Entrepreneurs. There was also a smaller house on the big wooded lot, home to Theo and Elizabeth, new age entrepreneurs. Theo was big, Greek, and bearded. Elizabeth was drop-dead gorgeous. They were go-getters. They ran a sandwich shop in a relatively nice strip mall near the FSU campus, just down the street from the pizza joint where I later met Sally. The sandwich was a sesame pita stuffed with lettuce, Greek salad, alfalfa sprouts and hummus, dressed with garlicky tzatziki, add avo for a quarter. Not bad for hippie grub. But not like that Greek food in London.

Theo and Elizabeth were interested in meditation too. We started having weekly chanting + meditation sessions down at their sandwich shop, which had a room next door that was unfurnished except for pillows and a nice wood floor. They had live music there sometimes, and community meetings. Now meditation. We'd chant for a half hour then do a half-hour sit. The new age church had a stylized lotus logo. I got t-shirts made that combined the logo with the name of the church; they were popular among the faithful. Sally got one. I was an old hand at t-shirts, having designed one for the Fishfarm that made the word Fishfarm into the body of a fish propelled by a big wagging fishtail.

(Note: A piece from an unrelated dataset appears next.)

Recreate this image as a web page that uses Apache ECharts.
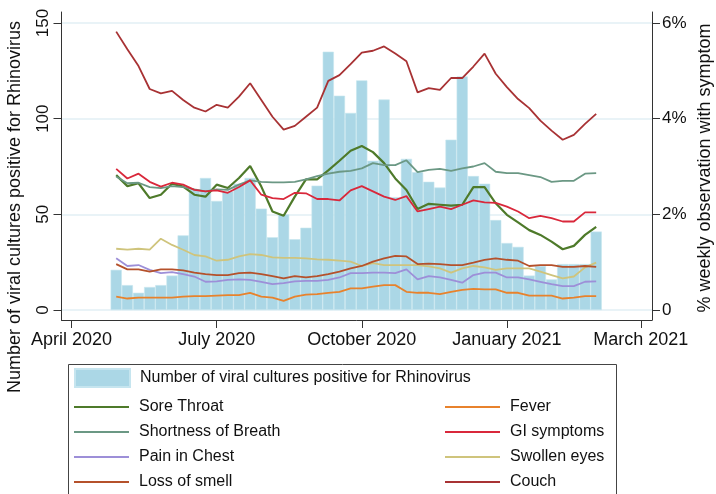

Fat cat. I was able to wiggle my way over onto the career track, kind of like a walking catfish crossing the highway, one of Florida's more memorable exotic pests. I eventually made Planner and Evaluator II, with my eye on a coming P&E III vacancy that I actually had a reasonable chance of getting. I was now making about $17k. A princely sum in those days. I could easily afford a nice house in the suburbs. I started shopping around. I could see myself settling into the P&E III position and riding it to the top of the payscale. P&E III was as far as you could go without becoming managerial, something I wanted no part of. I was settling into a miserable ease.

Like I said, I steal wisdom wherever I find it. Swap in all of us for millennials and swap in wisdom or love and the spiritual quest for Challies's evangelical god and this hits home. Entitled, narcissistic, disconnected. Yup, he has us all nailed.